Career Track, the huge, personal development organization, recently sent me an advertisement for one of their seminars with the above title. Their (survey) research revealed these are the “toughest communication situations.” Since these “10 hurdles” have only one fundamental use—to sell the firm’s services--and since Career Track has made big bucks for years based on their marketing, I suspect the language is useful for guessing what’s bugging business people about communication.
So here are the Career Track “10,” with a few of my off-the-cuff comments.
. . . Confronting or criticizing others. Giving negative feedback seems to be a managerial requirement and it also seems to be terrifying to the givers. And typically useless as a developmental process for the receivers.
. . . Not being taken seriously. Since the workshop is oriented to women, this suggests that it is, peculiarly, a woman’s issue. But plenty of men have the same response to their managers. Perceived competence, the underlying issue, is tough to deal with—at least for many professionals.

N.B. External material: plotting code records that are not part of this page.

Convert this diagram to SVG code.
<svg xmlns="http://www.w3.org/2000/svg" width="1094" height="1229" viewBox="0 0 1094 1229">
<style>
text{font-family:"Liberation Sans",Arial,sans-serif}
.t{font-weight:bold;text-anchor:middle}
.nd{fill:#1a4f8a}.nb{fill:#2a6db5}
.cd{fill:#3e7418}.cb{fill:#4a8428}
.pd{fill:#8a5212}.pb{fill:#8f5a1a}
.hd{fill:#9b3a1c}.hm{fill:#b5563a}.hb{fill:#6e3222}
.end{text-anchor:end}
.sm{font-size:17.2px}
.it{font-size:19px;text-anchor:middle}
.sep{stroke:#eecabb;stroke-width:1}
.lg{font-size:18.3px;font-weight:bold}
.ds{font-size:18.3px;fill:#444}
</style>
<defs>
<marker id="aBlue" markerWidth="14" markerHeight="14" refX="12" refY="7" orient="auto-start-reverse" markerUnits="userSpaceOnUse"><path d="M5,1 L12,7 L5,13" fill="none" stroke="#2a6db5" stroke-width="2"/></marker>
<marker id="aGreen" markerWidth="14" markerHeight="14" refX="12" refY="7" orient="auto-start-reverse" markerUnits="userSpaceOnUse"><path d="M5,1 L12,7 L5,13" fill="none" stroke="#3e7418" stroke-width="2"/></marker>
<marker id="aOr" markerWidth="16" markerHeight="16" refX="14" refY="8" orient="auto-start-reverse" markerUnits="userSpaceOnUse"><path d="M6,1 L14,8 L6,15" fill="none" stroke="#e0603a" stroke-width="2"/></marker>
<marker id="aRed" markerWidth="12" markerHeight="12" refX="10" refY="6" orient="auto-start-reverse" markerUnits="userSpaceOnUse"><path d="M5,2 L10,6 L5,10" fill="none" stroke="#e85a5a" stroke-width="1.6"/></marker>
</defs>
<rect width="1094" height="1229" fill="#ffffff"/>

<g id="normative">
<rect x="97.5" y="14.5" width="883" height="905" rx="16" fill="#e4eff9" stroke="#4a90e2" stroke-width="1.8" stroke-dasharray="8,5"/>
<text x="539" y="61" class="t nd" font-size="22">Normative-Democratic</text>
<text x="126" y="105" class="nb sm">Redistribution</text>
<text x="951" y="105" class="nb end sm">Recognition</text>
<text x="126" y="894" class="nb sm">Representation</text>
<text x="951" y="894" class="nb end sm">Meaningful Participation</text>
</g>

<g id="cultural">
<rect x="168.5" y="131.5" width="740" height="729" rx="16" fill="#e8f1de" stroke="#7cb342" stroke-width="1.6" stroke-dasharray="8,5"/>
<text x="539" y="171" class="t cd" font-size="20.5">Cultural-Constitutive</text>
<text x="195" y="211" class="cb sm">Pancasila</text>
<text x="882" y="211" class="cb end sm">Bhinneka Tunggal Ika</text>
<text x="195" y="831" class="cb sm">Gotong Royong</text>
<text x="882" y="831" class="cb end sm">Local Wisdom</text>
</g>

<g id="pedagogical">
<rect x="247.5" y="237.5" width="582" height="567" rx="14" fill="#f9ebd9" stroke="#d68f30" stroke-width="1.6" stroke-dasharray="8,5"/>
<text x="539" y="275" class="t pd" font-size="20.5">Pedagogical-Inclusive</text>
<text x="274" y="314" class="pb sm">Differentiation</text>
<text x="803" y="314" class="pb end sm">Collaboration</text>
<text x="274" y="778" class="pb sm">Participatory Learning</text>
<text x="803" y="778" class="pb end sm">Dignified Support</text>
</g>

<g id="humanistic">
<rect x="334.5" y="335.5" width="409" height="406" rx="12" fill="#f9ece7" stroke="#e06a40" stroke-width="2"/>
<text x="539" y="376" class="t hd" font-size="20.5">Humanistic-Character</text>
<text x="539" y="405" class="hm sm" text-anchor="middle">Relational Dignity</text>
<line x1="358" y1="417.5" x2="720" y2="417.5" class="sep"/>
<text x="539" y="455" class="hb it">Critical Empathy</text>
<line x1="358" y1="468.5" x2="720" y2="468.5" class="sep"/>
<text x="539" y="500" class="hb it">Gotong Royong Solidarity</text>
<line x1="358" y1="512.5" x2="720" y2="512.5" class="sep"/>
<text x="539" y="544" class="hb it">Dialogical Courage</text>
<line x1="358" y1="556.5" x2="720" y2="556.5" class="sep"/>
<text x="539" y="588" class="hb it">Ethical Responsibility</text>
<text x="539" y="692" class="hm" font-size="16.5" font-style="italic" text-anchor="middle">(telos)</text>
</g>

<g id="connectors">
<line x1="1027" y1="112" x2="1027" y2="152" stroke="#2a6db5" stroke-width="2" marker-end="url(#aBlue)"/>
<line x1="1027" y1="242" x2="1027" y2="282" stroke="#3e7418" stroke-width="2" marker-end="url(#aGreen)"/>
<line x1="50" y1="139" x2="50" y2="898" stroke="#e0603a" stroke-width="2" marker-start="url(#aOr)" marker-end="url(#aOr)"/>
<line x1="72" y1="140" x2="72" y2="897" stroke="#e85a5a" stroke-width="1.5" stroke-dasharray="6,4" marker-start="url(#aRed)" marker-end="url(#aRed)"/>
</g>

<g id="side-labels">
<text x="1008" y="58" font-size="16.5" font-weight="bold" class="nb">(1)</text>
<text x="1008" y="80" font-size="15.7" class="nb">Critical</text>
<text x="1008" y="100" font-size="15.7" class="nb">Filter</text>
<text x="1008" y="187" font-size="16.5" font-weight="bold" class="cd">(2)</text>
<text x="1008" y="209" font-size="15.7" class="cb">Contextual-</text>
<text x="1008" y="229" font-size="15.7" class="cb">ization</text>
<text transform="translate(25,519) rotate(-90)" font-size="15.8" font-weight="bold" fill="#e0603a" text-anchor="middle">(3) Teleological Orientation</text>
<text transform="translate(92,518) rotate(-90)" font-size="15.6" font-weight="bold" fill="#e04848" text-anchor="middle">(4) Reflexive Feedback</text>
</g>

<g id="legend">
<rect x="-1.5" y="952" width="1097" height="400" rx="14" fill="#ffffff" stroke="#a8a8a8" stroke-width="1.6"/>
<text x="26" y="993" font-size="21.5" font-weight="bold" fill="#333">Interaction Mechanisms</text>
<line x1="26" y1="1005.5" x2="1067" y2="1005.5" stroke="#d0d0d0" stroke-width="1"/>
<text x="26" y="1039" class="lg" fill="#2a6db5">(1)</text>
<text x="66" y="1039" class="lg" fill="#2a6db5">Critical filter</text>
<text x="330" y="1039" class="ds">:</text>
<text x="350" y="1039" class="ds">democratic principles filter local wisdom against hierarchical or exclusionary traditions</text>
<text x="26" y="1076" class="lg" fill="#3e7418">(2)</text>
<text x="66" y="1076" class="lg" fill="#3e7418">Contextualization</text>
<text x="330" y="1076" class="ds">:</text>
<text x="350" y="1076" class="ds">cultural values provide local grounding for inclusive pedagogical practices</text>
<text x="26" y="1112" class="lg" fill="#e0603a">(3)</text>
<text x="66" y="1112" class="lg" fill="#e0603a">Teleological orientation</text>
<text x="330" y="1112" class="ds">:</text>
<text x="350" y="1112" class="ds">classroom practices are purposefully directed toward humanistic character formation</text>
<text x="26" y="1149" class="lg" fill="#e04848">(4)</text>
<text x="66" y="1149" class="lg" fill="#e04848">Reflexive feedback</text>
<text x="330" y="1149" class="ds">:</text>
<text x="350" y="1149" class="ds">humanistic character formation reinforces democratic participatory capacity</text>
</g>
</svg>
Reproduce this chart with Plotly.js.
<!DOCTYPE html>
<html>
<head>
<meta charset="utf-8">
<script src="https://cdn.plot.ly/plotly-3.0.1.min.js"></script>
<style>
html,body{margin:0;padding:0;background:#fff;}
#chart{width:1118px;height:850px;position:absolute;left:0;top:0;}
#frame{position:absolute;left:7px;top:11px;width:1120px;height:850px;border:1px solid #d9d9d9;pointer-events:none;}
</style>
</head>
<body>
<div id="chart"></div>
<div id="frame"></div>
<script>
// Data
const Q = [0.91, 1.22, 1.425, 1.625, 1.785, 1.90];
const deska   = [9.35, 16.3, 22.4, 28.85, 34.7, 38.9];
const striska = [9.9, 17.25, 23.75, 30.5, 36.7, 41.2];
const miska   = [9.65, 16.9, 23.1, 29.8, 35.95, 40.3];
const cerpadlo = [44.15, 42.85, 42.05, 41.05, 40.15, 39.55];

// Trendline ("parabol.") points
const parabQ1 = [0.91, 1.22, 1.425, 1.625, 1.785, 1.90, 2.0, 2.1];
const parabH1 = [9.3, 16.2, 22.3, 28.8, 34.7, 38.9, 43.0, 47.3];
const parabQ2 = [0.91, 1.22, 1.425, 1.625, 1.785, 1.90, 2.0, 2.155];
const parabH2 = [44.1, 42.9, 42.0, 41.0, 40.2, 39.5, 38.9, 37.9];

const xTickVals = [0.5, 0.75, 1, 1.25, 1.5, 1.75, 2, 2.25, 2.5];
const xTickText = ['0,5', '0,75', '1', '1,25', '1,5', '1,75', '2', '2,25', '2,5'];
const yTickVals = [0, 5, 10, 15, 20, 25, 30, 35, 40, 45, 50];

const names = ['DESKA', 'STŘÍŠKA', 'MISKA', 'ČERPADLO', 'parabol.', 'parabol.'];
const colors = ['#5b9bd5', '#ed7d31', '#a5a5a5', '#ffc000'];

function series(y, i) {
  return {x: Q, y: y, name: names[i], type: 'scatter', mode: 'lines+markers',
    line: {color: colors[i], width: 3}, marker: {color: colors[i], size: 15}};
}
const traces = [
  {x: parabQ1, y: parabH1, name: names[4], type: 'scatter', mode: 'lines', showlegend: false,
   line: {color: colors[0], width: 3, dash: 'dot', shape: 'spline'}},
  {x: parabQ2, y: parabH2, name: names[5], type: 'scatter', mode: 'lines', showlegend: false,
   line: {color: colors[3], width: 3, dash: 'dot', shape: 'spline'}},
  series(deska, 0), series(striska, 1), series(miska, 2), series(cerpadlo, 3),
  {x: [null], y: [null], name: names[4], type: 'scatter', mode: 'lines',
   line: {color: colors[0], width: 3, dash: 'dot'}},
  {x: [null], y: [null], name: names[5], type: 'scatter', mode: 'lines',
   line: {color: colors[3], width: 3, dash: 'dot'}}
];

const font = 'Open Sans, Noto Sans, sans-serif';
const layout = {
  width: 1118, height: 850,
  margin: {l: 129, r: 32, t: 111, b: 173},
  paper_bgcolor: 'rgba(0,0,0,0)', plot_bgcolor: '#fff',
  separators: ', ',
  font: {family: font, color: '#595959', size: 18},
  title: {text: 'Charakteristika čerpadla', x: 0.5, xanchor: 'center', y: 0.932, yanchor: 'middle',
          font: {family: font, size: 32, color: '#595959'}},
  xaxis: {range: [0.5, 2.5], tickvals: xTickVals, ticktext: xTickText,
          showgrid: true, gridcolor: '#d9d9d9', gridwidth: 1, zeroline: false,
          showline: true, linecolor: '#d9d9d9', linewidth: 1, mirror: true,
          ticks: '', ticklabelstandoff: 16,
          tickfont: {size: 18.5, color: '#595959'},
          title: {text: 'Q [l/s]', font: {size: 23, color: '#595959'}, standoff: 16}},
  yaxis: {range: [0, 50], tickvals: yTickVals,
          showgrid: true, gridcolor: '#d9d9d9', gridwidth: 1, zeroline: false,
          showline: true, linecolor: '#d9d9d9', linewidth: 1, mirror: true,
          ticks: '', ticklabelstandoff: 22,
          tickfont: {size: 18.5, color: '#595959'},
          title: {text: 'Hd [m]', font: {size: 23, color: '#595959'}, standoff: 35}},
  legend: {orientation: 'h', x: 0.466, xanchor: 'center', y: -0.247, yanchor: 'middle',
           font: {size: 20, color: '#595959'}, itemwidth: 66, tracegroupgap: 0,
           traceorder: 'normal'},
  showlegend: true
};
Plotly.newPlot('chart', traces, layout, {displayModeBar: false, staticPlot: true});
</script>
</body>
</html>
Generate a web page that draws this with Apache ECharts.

. . . Feeling self-conscious. This has the ring of the last century. Do Gen-Y women feel nearly as self-conscious? And what proportion of men have similar responses? (Ummm, yeah. I know. Men wouldn’t normally use that language or the language above.) And, for that matter, what’s the overlap with not being taken seriously?
. . . Dealing with other people’s anger. Since the middle-class allergy to anger seems to be culturally endemic, this issue never goes away. The usual response is fight or flight. Typically, flight wins out. Of course, there are far better ways of dealing with anger. But they’re not readily learned. I mean by that that it just takes time to learn how to handle other people’s anger.
. . . Speaking in front of a group. It continues to amaze me how many engineers and info tech people realize after a few years of employment that a communication class would have been more valuable than some of their technology classes. Ummmm. Anybody can do the hard science. It’s the soft science [like talking intelligently] that is ultimately impenetrable to the majority. (Or as one of my smart-ass daughters once responded when I noted that she’d gotten A’s in science, “Awww, Dad. That’s just about memory. Not much more. Just memorize 24 hours a day. No more requisites are necessary.” She was the same one who got a fabulous research job, primarily because she had “great stories.”) I think I just vented my spleen.
. . . Controlling one’s emotions. This is definitely 20th century “speak.” But it’s still the way the majority of people think about emotions. How about “channeling” or “using” one’s emotions. Laid back only gets you so far today. Besides, emotions are a lot more interesting than mere facts without emotion. Actually—and technically--mere facts without emotion are impossible.
. . . Receiving criticism. This takes a lot more than learning a new skill. It’s all about a person’s structures of reality and her self-confidence. It would be helpful if at least a few psychologists and coaches talked about “structures of reality”—those underlying, yet fundamental orientations to life which “back” or “drive” our emotions. In short, ultimately self-confidence grows out of our reality structures. I think the world is fundamentally trustworthy, so it’s OK to fail and be on the receiving end of a critique, versus. . . .
. . . Getting cooperation. This single hurdle has changed drastically over the past 25 years as organizations have gone from a more hierarchical, individual worker orientation to less hierarchy and teams orientation. Thus cooperation and collaboration have become the sine qua non of management expertise. You get promoted if you’ve got great connections and work exceptionally with teams, otherwise you’re in deep shit with a stalled career. At bottom, this is all about your conversational capacities.
. . . Setting limits. Career Track doesn’t define this, but I assume that it’s about the demands that can be made upon an employee and the employee’s ability to say no to various expectations or demands.
. . . Taking the floor. I read this as speaking up, making contributions and being influential. It’s all about credibility, personal power and career success. The processes are all about vocabulary, invention, uniqueness, connections and insight.
In the long run, these menacing ten “hurdles” don’t represent external obstacles. Instead they are our internal limitations—our ignorance, incompetence, fears, hubris, and habits. They are demons to be conquered.